Nonetheless, even though the book tried to make this whole process light and simple I did find that the English translation of This’ book is not light reading at all. It is incredibly interesting, but not something that I would pick up for the fun of it. Part of me is thrilled that I can approach a simple fruit and think about it in a different way, the other part of me (the one that hated science in high school) was left with the slight sensation that is left when you go to a lecture thinking its one thing and then find yourself facing another, which just tried to educate you in something that you didn’t want in the first place. Yes, there is a lot about cooking and rethinking each component of a dish, but what I wasn’t thrilled by was that the recipes to help you materialize all the knowledge you’ve just acquired are left in the appendix, like an after thought. Left there just in case someone wants to take a hands-on approach to the situation.
This is clearly not a cookbook, as the one with recipes, but I am writing this disclaimer just for those who are not aware of what molecular cooking is. Three quarters of the book is about chemistry, but not only the chemistry of food, but also the chemistry needed to break down molecules down to its simplest components; the last "quarter," so to speak, is about all the possible combinations that can be achieved with respect to color/flavor/consistency/etc. Very interesting, but certainly for a select few.
Questo chiaramente non é un libro di cucina, quello con le ricette per capirsi, ma lo scrivo solo per coloro che non sono al corrente di cosa sia la cucina molecolare. Tre quarti del libro riguardano la chimica, ma non solo quella degli alimenti, ma anche quella necessaria a scindere le molecole fino ad arrivare ai suoi componenti piú semplici, l'ultimo "quarto", per cosí dire riguarda tutte le possibile combinazioni che si possono raggiungere rispetto al colore/sapore/consistenza/etc. Molto interessante, ma certo per pochi eletti.
This book, in one easy description, is dense. I feel as though Note by Note Cooking has transported my back to school and I am reading one of my chemistry textbooks, but with more food and culinary artistry and a nice seasoning of Philosophy. There is an entire chapter on the shapes (Platonic Solids...ok, that is more geometry) of foods and how we appreciate them, for example cutting a potato in the shape of a barrel is comforting to us. If you have ever craved a cookbook that talks about Newtonian and Non-Newtonian liquids, you are in luck, personally I have never thought of Mayonnaise in that way, but from now I will be adding white Non-Newtonian sandwich spread to my shopping lists. I would have to say one of my favorite parts of the consistency chapter is the description of various carrageenans, not only does it list what each carrageenan is derived from, but also its chemical composition and a handy table showing application, effect of heating, and, texture. Very helpful for people who are a fan of making candies and custards.

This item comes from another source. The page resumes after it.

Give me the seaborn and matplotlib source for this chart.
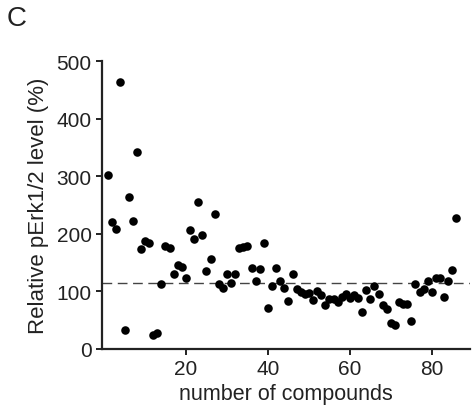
import numpy as np
import pandas as pd
import matplotlib
matplotlib.use("Agg")
import matplotlib.pyplot as plt
import seaborn as sns

compound = list(range(1, 87))
perk_level = [303, 221, 208, 463, 33, 264, 223, 342, 173, 187,
              184, 25, 28, 112, 178, 175, 130, 146, 143, 124,
              207, 191, 255, 198, 135, 157, 234, 112, 106, 131,
              114, 130, 176, 177, 178, 141, 118, 139, 184, 71,
              110, 140, 118, 106, 83, 131, 105, 99, 96, 97,
              85, 101, 94, 77, 87, 86, 82, 91, 95, 89,
              94, 89, 65, 103, 86, 109, 95, 77, 69, 46,
              42, 82, 79, 79, 48, 112, 99, 104, 118, 99,
              124, 123, 90, 118, 137, 228]
reference_level = 115
x_ticks = [20, 40, 60, 80]
y_ticks = [0, 100, 200, 300, 400, 500]

df = pd.DataFrame({"compound": compound, "level": perk_level})

sns.set_theme(style="ticks")
plt.rcParams['font.family'] = ['Liberation Sans', 'DejaVu Sans']
text_color = "#222222"

fig = plt.figure(figsize=(4.73, 4.14), dpi=100)
ax = fig.add_axes([0.2156, 0.1546, 0.778, 0.6955])

sns.scatterplot(data=df, x="compound", y="level", ax=ax, s=38,
                color="black", edgecolor="black", linewidth=0, zorder=3)
ax.axhline(reference_level, color="#444444", lw=1.0, ls=(0, (7, 4)), zorder=2)

ax.set_xlim(-0.5, 89.3)
ax.set_ylim(0, 500)
ax.set_xticks(x_ticks)
ax.set_yticks(y_ticks)
ax.tick_params(axis="both", labelsize=15, colors=text_color, length=4.5, width=1.4,
               direction="out", pad=3)
ax.set_xlabel("number of compounds", fontsize=15.5, color=text_color, labelpad=3)
ax.set_ylabel("Relative pErk1/2 level (%)", fontsize=16, color=text_color, labelpad=5)
for side in ["top", "right"]:
    ax.spines[side].set_visible(False)
for side in ["left", "bottom"]:
    ax.spines[side].set_linewidth(1.6)
    ax.spines[side].set_color("#222222")

fig.text(0.015, 0.985, "C", fontsize=20, color=text_color, va="top", ha="left")

fig.savefig("out.png", dpi=100)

My all around favorite part of this book was the chapters about taste and odor. As a reviewer of tea I spend a lot of time thinking about taste and odor, as a lover of science I spend a lot of time thinking about why a thing tastes and smells the way it does. I have a sneaking suspicion that when this book comes into print and I order my copy (because this book needs to be in my collection) I will sit, armed with a highlighter and pencil, and take copious notes and highlight many points of interesting data.
I do hesitate to call this a true cookbook, it is more a cooking reference book that will take your appreciation for the culinary art to a whole new level. There are some recipes, but they are very few, so if you were hoping to buy a new recipe collection I cannot recommend this book. However if you are wanting to mix your science and food (and who doesn't?) then I can recommend this book with great fervor.
A fun exploration of the deep chemistry of food - the individual aldehydes and saccharides that produce taste, odour, colour and texture - and a manifesto for a new form of cooking that builds food up like a symphony from individual compounds. This's grand political statements about the future of food feel unconvincing, but I'm also not sure they're meant to be serious in that classic ironic French philosophical style. At its best, the book almost reminds me of Borges in its dry, wry academic half-jokes - a discussion of the geometry of the different edible shapes goes into a list of the numerological meanings of polygonal food that reads like the Chinese taxonomy. One little detail that was frustrating: there are recipes for "note-by-note" dishes, but they rarely give quantities. When you're dealing with unfamiliar ingredients where you could need one microgram or a million, a sketched recipe is almost useless.
This books shows how passion and brainstorming can lead to wonderful inventions. This book is just a beginning of the "note by note cooking" phenomenon and its about time that we take this up in consideration.